Food distribution in Aleppo Sukari area

 DAMASCUS - An average monthly wage can provide for about a quarter of a family’s food needs in Syria according to the statements provided by the UN World Food Programme, highlighting the importance of humanitarian assistance to the area as living conditions worsen due to the 12-year-long conflict and the recent earthquakes.

 Data recently obtained show that 12.1 million people, which is more than half of the population in Syria, is uncertain whether they will be able to provide enough food for their families and the number is expected to grow by at least another 2.9 million. 

 Kenn Crossley, WFP Country Director in Syria, says: ‘Bombardment, displacement, isolation, drought, economic meltdown, and now earthquakes of staggering proportions. Syrians are remarkably resilient but there’s only so much that people can take […] At what point does the world say enough?’ 
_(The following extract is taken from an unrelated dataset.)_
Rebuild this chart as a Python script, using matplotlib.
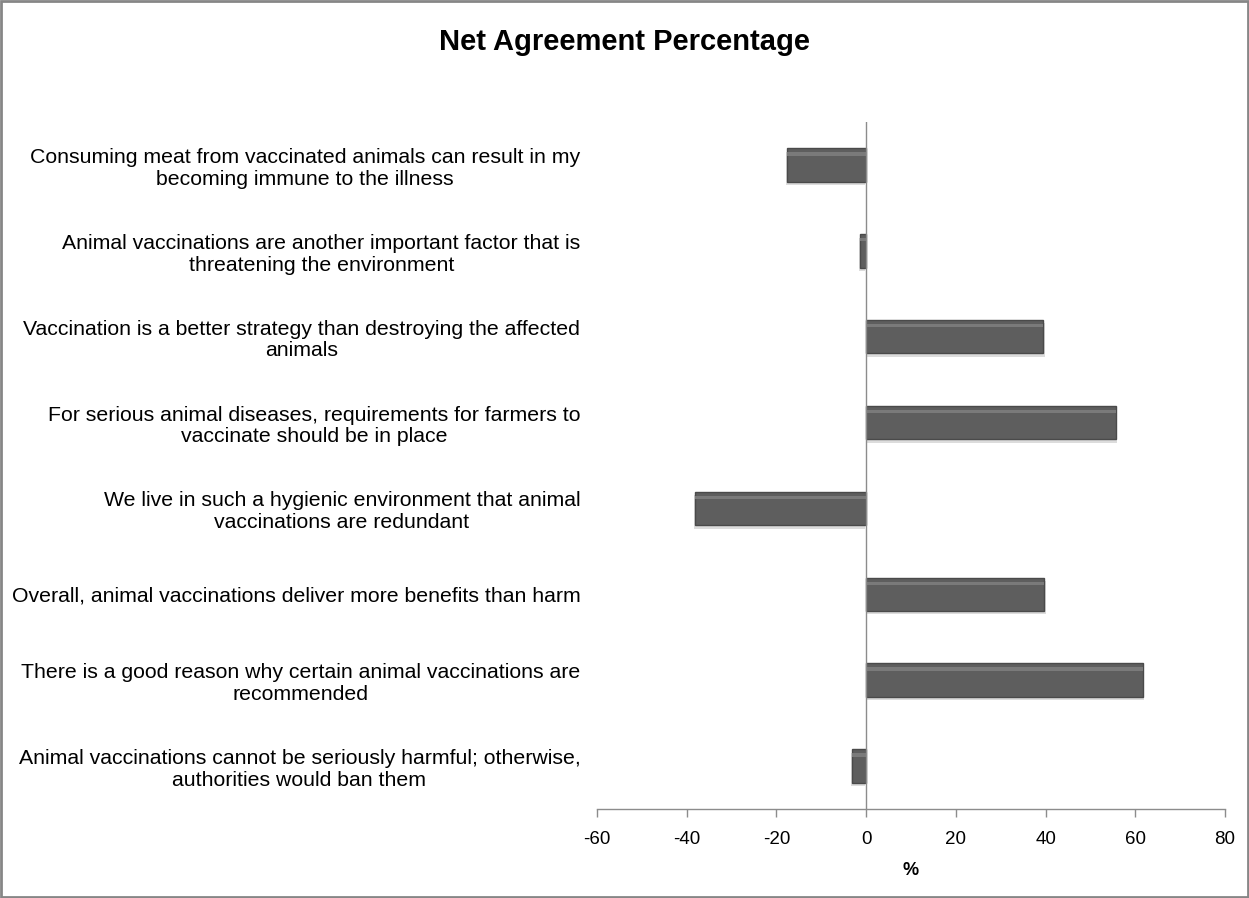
import matplotlib.pyplot as plt
from matplotlib.patches import Rectangle

# * data (top to bottom):
statements = [
    'Consuming meat from vaccinated animals can result in my\nbecoming immune to the illness',
    'Animal vaccinations are another important factor that is\nthreatening the environment',
    'Vaccination is a better strategy than destroying the affected\nanimals',
    'For serious animal diseases, requirements for farmers to\nvaccinate should be in place',
    'We live in such a hygienic environment that animal\nvaccinations are redundant',
    'Overall, animal vaccinations deliver more benefits than harm',
    'There is a good reason why certain animal vaccinations are\nrecommended',
    'Animal vaccinations cannot be seriously harmful; otherwise,\nauthorities would ban them',
]
net_agreement = [-17.6, -1.3, 39.5, 55.7, -38.1, 39.7, 61.7, -3.1]
x_ticks = [-60, -40, -20, 0, 20, 40, 60, 80]

# fonts
font_label = ['Liberation Sans', 'DejaVu Sans']
font_title = ['Liberation Sans', 'DejaVu Sans']
axis_grey = '#8c8c8c'
bar_color = '#5e5e5e'

fig = plt.figure(figsize=(12.49, 8.98), dpi=100)
ax = fig.add_axes([597 / 1249, 1 - 809 / 898, 628 / 1249, 687 / 898])

ypos = list(range(len(statements)))
bar_h = 0.39

# soft shadow, bar body, bevel highlight
ax.barh([y + 0.04 for y in ypos], net_agreement, height=bar_h,
        color='#dcdcdc', left=[0.3 if v > 0 else -0.3 for v in net_agreement],
        zorder=1)
ax.barh(ypos, net_agreement, height=bar_h, color=bar_color,
        edgecolor='#4a4a4a', linewidth=1.0, zorder=2)
ax.barh([y - bar_h * 0.33 for y in ypos], net_agreement, height=bar_h * 0.10,
        color='#7a7a7a', linewidth=0, zorder=3)

ax.axvline(0, color=axis_grey, linewidth=1.0, zorder=4)

ax.set_xlim(-60, 80)
ax.set_ylim(len(statements) - 0.5, -0.5)
ax.set_xticks(x_ticks)
ax.set_xticklabels([str(t) for t in x_ticks], fontfamily=font_title,
                   fontsize=13.5)
ax.set_yticks(ypos)
ax.set_yticklabels(statements, fontfamily=font_label, fontsize=15.3,
                   multialignment='center', linespacing=1.18)
ax.tick_params(axis='y', length=0, pad=12)
ax.tick_params(axis='x', direction='out', length=6, width=1.0,
               color=axis_grey, pad=10)

for side in ['top', 'right', 'left']:
    ax.spines[side].set_visible(False)
ax.spines['bottom'].set_color(axis_grey)
ax.spines['bottom'].set_linewidth(1.0)

ax.set_xlabel('%', fontfamily=font_title, fontweight='bold', fontsize=13,
              labelpad=10)

fig.text(0.5, 1 - 42 / 898, 'Net Agreement Percentage', ha='center',
         va='center', fontfamily=font_title, fontweight='bold', fontsize=21)

# chart area border
fig.patches.append(Rectangle((0.001, 0.001), 0.998, 0.998,
                             transform=fig.transFigure, fill=False,
                             edgecolor='#868686', linewidth=2.0))

plt.savefig('out.png', dpi=100)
 The earthquakes of Feb. 6, 2023, caused the socio-economic situation of the country to deeply worsen, but prices were soaring even before the natural disaster occurred. WFP claims that inflation on food items has caused prices to double in the past year, making the items 13 more expensive than they were 3 years ago, on average.

 A call for urgent humanitarian assistance has been made right after the earthquake, people were not only physically hurt but the rates at which malnutrition grew among children are dangerously high. Prices of food and fuel are at their highest over the past decade – caused not only by inflation but also by currency devaluation.

 Syria used to be considered a self-sufficient country but is now ranked among the six countries with the highest food insecurity in the world and is fully dependent on food imports. Syria’s wheat production fell by 75 percent due to damaged infrastructure and high costs. 

 Corinne Fleischer, the WFP’s Regional Director for the Middle East, North Africa, and Eastern Europe, says: ‘The world has now forgotten us. That’s what we hear from many Syrians, and it’s a stark reminder that we need to do more […]We need the funds to continue to provide food for millions of families until Syrians can feed themselves again. The recent earthquakes have highlighted the urgent need for increased humanitarian assistance in Syria’.

 WFP currently provides food assistance for 5.5 million people in Syria by distributing food, organizing nutrition programs, school meals cash assistance, etc. A funding crunch is threatening the continuity of the aid to Syria, WFP requires a minimum of US$ 450 million in order to keep assisting the 5.5 million people across the country for the rest of 2023. If no sufficient resources are found, WFP will be forced to reduce the number of beneficiaries they are helping to begin in July.

 WFP is looking for better options and long-term solutions to help communities in need, and also for Syria to build reliance and be less dependent on WFP’s assistance – Researchers believe that for each US$ 1 that is invested in this cause, US$ 3 can be reduced from the money spent in assistance.